>> start Provided data

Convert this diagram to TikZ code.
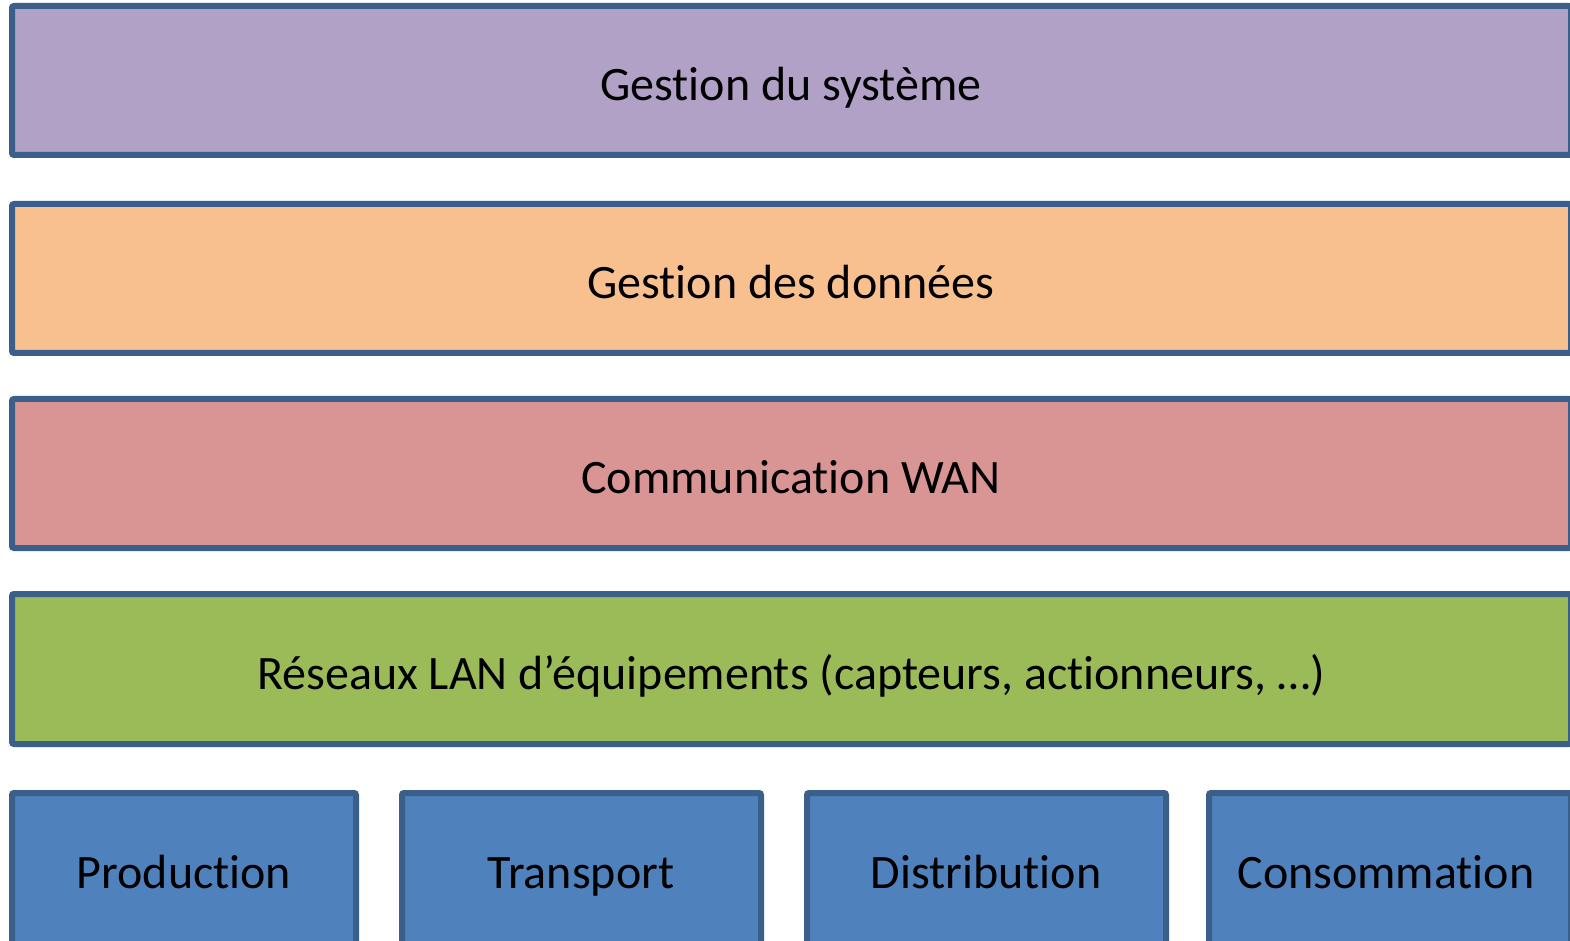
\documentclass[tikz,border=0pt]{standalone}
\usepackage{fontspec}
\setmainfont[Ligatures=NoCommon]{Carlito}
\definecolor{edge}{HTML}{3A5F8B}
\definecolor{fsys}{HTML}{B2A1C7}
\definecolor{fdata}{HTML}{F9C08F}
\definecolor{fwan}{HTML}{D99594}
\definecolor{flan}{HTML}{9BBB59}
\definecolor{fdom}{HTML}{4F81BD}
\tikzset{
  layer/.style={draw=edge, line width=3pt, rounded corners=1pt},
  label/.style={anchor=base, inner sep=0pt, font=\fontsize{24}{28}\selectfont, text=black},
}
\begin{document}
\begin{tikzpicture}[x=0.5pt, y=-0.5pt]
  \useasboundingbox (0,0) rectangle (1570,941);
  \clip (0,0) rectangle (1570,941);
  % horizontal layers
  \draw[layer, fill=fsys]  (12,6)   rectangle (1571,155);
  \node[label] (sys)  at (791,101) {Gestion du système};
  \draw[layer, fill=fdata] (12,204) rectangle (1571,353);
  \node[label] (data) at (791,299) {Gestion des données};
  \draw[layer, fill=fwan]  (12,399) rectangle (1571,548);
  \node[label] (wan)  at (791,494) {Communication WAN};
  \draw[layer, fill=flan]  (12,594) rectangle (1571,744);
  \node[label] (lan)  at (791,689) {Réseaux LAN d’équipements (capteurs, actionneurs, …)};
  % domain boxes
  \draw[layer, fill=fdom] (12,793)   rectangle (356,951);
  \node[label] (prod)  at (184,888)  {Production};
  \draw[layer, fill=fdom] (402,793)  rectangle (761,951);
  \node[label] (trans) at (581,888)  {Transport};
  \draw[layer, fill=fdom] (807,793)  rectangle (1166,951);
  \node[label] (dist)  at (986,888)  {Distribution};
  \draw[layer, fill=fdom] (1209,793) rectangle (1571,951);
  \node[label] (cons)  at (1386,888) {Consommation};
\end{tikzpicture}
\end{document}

>> end Provided data

**Objective**: Without the pictures, transcribe the listing above exactly.

**Answer**:
Convert this diagram to TikZ code.
\documentclass[tikz,border=0pt]{standalone}
\usepackage{fontspec}
\setmainfont[Ligatures=NoCommon]{Carlito}
\definecolor{edge}{HTML}{3A5F8B}
\definecolor{fsys}{HTML}{B2A1C7}
\definecolor{fdata}{HTML}{F9C08F}
\definecolor{fwan}{HTML}{D99594}
\definecolor{flan}{HTML}{9BBB59}
\definecolor{fdom}{HTML}{4F81BD}
\tikzset{
  layer/.style={draw=edge, line width=3pt, rounded corners=1pt},
  label/.style={anchor=base, inner sep=0pt, font=\fontsize{24}{28}\selectfont, text=black},
}
\begin{document}
\begin{tikzpicture}[x=0.5pt, y=-0.5pt]
  \useasboundingbox (0,0) rectangle (1570,941);
  \clip (0,0) rectangle (1570,941);
  % horizontal layers
  \draw[layer, fill=fsys]  (12,6)   rectangle (1571,155);
  \node[label] (sys)  at (791,101) {Gestion du système};
  \draw[layer, fill=fdata] (12,204) rectangle (1571,353);
  \node[label] (data) at (791,299) {Gestion des données};
  \draw[layer, fill=fwan]  (12,399) rectangle (1571,548);
  \node[label] (wan)  at (791,494) {Communication WAN};
  \draw[layer, fill=flan]  (12,594) rectangle (1571,744);
  \node[label] (lan)  at (791,689) {Réseaux LAN d’équipements (capteurs, actionneurs, …)};
  % domain boxes
  \draw[layer, fill=fdom] (12,793)   rectangle (356,951);
  \node[label] (prod)  at (184,888)  {Production};
  \draw[layer, fill=fdom] (402,793)  rectangle (761,951);
  \node[label] (trans) at (581,888)  {Transport};
  \draw[layer, fill=fdom] (807,793)  rectangle (1166,951);
  \node[label] (dist)  at (986,888)  {Distribution};
  \draw[layer, fill=fdom] (1209,793) rectangle (1571,951);
  \node[label] (cons)  at (1386,888) {Consommation};
\end{tikzpicture}
\end{document}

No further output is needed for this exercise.